• _DIRECTION_
Each record below must be returned exactly as shown.

• _MATERIALS PROVIDED_
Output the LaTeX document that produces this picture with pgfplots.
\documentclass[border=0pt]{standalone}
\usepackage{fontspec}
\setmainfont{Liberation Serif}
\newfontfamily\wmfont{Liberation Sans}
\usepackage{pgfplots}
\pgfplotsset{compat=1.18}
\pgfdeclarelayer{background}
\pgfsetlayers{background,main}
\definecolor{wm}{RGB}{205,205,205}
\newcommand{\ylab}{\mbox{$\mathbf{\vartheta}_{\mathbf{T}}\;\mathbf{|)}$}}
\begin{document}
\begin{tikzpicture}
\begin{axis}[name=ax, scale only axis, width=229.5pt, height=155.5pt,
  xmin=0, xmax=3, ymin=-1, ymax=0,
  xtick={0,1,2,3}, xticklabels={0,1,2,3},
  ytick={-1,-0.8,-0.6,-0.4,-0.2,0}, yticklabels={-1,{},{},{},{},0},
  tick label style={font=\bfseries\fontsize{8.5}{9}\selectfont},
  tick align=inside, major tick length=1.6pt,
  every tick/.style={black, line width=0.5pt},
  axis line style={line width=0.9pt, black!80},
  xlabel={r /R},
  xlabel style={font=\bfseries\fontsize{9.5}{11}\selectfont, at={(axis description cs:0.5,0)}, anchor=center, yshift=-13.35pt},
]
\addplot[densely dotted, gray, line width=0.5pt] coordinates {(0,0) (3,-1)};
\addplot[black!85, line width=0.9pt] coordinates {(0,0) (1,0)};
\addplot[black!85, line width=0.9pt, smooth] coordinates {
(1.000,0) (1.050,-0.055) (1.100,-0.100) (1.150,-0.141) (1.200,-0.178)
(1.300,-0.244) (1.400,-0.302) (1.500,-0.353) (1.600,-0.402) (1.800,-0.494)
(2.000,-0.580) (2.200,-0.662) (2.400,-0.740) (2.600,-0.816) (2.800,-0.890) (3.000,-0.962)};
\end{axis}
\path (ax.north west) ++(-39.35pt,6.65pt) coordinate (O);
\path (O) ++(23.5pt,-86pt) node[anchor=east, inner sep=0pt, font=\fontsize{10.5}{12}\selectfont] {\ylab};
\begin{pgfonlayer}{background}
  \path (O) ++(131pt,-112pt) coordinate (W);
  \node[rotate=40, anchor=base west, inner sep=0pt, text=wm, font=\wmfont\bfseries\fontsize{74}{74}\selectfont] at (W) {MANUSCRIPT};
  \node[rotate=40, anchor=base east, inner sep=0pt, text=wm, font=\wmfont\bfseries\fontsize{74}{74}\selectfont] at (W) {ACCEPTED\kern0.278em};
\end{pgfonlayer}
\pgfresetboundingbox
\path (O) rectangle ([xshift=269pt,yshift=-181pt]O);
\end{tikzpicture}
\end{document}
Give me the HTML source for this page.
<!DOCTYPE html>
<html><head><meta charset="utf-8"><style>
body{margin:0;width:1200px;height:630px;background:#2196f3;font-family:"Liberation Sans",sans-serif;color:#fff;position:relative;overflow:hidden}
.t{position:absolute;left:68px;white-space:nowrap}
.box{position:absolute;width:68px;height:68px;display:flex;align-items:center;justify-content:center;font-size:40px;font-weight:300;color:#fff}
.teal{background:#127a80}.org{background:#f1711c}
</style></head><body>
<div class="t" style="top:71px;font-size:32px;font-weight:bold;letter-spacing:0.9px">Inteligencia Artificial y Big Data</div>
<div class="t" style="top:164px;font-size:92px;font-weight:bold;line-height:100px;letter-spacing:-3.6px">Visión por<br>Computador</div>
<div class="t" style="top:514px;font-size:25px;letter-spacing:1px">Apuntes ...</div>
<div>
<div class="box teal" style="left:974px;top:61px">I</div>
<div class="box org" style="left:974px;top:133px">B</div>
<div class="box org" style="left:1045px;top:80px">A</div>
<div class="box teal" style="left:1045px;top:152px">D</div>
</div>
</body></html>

• _FINISHED ANSWER_
Output the LaTeX document that produces this picture with pgfplots.
\documentclass[border=0pt]{standalone}
\usepackage{fontspec}
\setmainfont{Liberation Serif}
\newfontfamily\wmfont{Liberation Sans}
\usepackage{pgfplots}
\pgfplotsset{compat=1.18}
\pgfdeclarelayer{background}
\pgfsetlayers{background,main}
\definecolor{wm}{RGB}{205,205,205}
\newcommand{\ylab}{\mbox{$\mathbf{\vartheta}_{\mathbf{T}}\;\mathbf{|)}$}}
\begin{document}
\begin{tikzpicture}
\begin{axis}[name=ax, scale only axis, width=229.5pt, height=155.5pt,
  xmin=0, xmax=3, ymin=-1, ymax=0,
  xtick={0,1,2,3}, xticklabels={0,1,2,3},
  ytick={-1,-0.8,-0.6,-0.4,-0.2,0}, yticklabels={-1,{},{},{},{},0},
  tick label style={font=\bfseries\fontsize{8.5}{9}\selectfont},
  tick align=inside, major tick length=1.6pt,
  every tick/.style={black, line width=0.5pt},
  axis line style={line width=0.9pt, black!80},
  xlabel={r /R},
  xlabel style={font=\bfseries\fontsize{9.5}{11}\selectfont, at={(axis description cs:0.5,0)}, anchor=center, yshift=-13.35pt},
]
\addplot[densely dotted, gray, line width=0.5pt] coordinates {(0,0) (3,-1)};
\addplot[black!85, line width=0.9pt] coordinates {(0,0) (1,0)};
\addplot[black!85, line width=0.9pt, smooth] coordinates {
(1.000,0) (1.050,-0.055) (1.100,-0.100) (1.150,-0.141) (1.200,-0.178)
(1.300,-0.244) (1.400,-0.302) (1.500,-0.353) (1.600,-0.402) (1.800,-0.494)
(2.000,-0.580) (2.200,-0.662) (2.400,-0.740) (2.600,-0.816) (2.800,-0.890) (3.000,-0.962)};
\end{axis}
\path (ax.north west) ++(-39.35pt,6.65pt) coordinate (O);
\path (O) ++(23.5pt,-86pt) node[anchor=east, inner sep=0pt, font=\fontsize{10.5}{12}\selectfont] {\ylab};
\begin{pgfonlayer}{background}
  \path (O) ++(131pt,-112pt) coordinate (W);
  \node[rotate=40, anchor=base west, inner sep=0pt, text=wm, font=\wmfont\bfseries\fontsize{74}{74}\selectfont] at (W) {MANUSCRIPT};
  \node[rotate=40, anchor=base east, inner sep=0pt, text=wm, font=\wmfont\bfseries\fontsize{74}{74}\selectfont] at (W) {ACCEPTED\kern0.278em};
\end{pgfonlayer}
\pgfresetboundingbox
\path (O) rectangle ([xshift=269pt,yshift=-181pt]O);
\end{tikzpicture}
\end{document}
Give me the HTML source for this page.
<!DOCTYPE html>
<html><head><meta charset="utf-8"><style>
body{margin:0;width:1200px;height:630px;background:#2196f3;font-family:"Liberation Sans",sans-serif;color:#fff;position:relative;overflow:hidden}
.t{position:absolute;left:68px;white-space:nowrap}
.box{position:absolute;width:68px;height:68px;display:flex;align-items:center;justify-content:center;font-size:40px;font-weight:300;color:#fff}
.teal{background:#127a80}.org{background:#f1711c}
</style></head><body>
<div class="t" style="top:71px;font-size:32px;font-weight:bold;letter-spacing:0.9px">Inteligencia Artificial y Big Data</div>
<div class="t" style="top:164px;font-size:92px;font-weight:bold;line-height:100px;letter-spacing:-3.6px">Visión por<br>Computador</div>
<div class="t" style="top:514px;font-size:25px;letter-spacing:1px">Apuntes ...</div>
<div>
<div class="box teal" style="left:974px;top:61px">I</div>
<div class="box org" style="left:974px;top:133px">B</div>
<div class="box org" style="left:1045px;top:80px">A</div>
<div class="box teal" style="left:1045px;top:152px">D</div>
</div>
</body></html>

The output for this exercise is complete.